<<<<
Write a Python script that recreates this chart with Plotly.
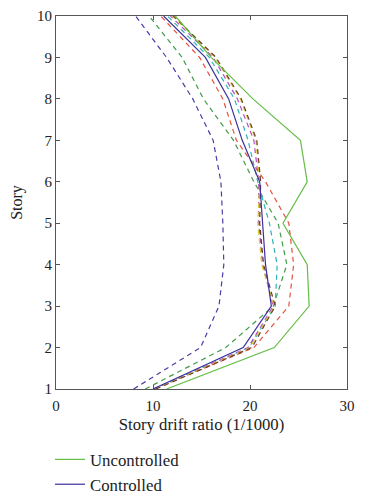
import plotly.graph_objects as go

stories = [1, 2, 3, 4, 5, 6, 7, 8, 9, 10]

uncontrolled = [11.4, 22.5, 26.1, 25.9, 23.4, 25.9, 25.2, 20.3, 16.0, 12.3]
controlled = [10.0, 19.3, 22.2, 21.6, 21.3, 21.0, 19.2, 17.8, 15.4, 11.1]

dashed_blue = [8.0, 14.9, 16.8, 17.3, 17.2, 17.0, 16.2, 14.1, 11.4, 8.2]
dashed_green = [9.2, 17.5, 22.4, 23.8, 22.9, 20.4, 18.3, 15.2, 13.0, 9.6]
dashed_red = [10.1, 20.4, 24.0, 24.5, 24.0, 21.6, 18.6, 17.2, 14.8, 10.8]
dashed_cyan = [10.0, 19.9, 22.6, 22.8, 22.0, 20.8, 19.8, 18.4, 15.8, 11.5]
dashed_magenta = [10.1, 19.8, 22.4, 21.3, 20.9, 20.9, 20.4, 18.7, 16.2, 11.8]
dashed_yellow = [10.2, 20.0, 22.5, 21.2, 20.8, 21.0, 20.6, 19.0, 16.4, 12.0]
dashed_dark = [10.3, 20.2, 22.6, 21.4, 21.0, 21.1, 20.7, 19.1, 16.5, 12.1]

x_ticks = [0, 10, 20, 30]
y_ticks = [1, 2, 3, 4, 5, 6, 7, 8, 9, 10]

fig = go.Figure()

dashed = [
    (dashed_blue, "#4b3ca6"),
    (dashed_green, "#3f9e48"),
    (dashed_red, "#e4513e"),
    (dashed_cyan, "#2fb4b4"),
    (dashed_magenta, "#b64cc4"),
    (dashed_yellow, "#d6cf3a"),
    (dashed_dark, "#6b3b2a"),
]
for vals, col in dashed:
    fig.add_trace(go.Scatter(x=vals, y=stories, mode="lines",
                             line=dict(color=col, width=1.2, dash="5px,4px"),
                             showlegend=False, hoverinfo="skip"))

fig.add_trace(go.Scatter(x=uncontrolled, y=stories, mode="lines", name="Uncontrolled",
                         line=dict(color="#66bd48", width=1.2)))
fig.add_trace(go.Scatter(x=controlled, y=stories, mode="lines", name="Controlled",
                         line=dict(color="#3c2f9c", width=1.2)))

font = dict(family="Liberation Serif, DejaVu Serif, serif", size=15, color="#222222")

fig.update_layout(
    width=359, height=492,
    margin=dict(l=48, r=20, t=8, b=111, autoexpand=False),
    paper_bgcolor="white", plot_bgcolor="white",
    font=font,
    showlegend=True,
    legend=dict(x=-0.0206, y=-0.142, xanchor="left", yanchor="top",
                orientation="v", font=dict(size=16.8, family=font["family"], color="#222"),
                bgcolor="rgba(0,0,0,0)", tracegroupgap=0),
    xaxis=dict(range=[0, 30], tickvals=x_ticks, ticks="inside", ticklen=4,
               showline=True, linecolor="#555", linewidth=1, mirror="ticks",
               showgrid=False, zeroline=False, tickcolor="#555", automargin=False,
               ticklabelstandoff=3,
               title=dict(text="Story drift ratio (1/1000)", standoff=5, font=dict(size=16.7))),
    yaxis=dict(range=[1, 10], tickvals=y_ticks, ticks="inside", ticklen=4,
               showline=True, linecolor="#555", linewidth=1, mirror="ticks",
               showgrid=False, zeroline=False, tickcolor="#555", automargin=False,
               title=dict(text="Story", standoff=23, font=dict(size=16))),
)

fig.write_html("out.html")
>>>>
Exercise. Give again, word for word, every line from the top of the data through the line with "17.8, 15.4, 11.1]", both ends included, and exclude the pictures.

Result of this exercise.
Write a Python script that recreates this chart with Plotly.
import plotly.graph_objects as go

stories = [1, 2, 3, 4, 5, 6, 7, 8, 9, 10]

uncontrolled = [11.4, 22.5, 26.1, 25.9, 23.4, 25.9, 25.2, 20.3, 16.0, 12.3]
controlled = [10.0, 19.3, 22.2, 21.6, 21.3, 21.0, 19.2, 17.8, 15.4, 11.1]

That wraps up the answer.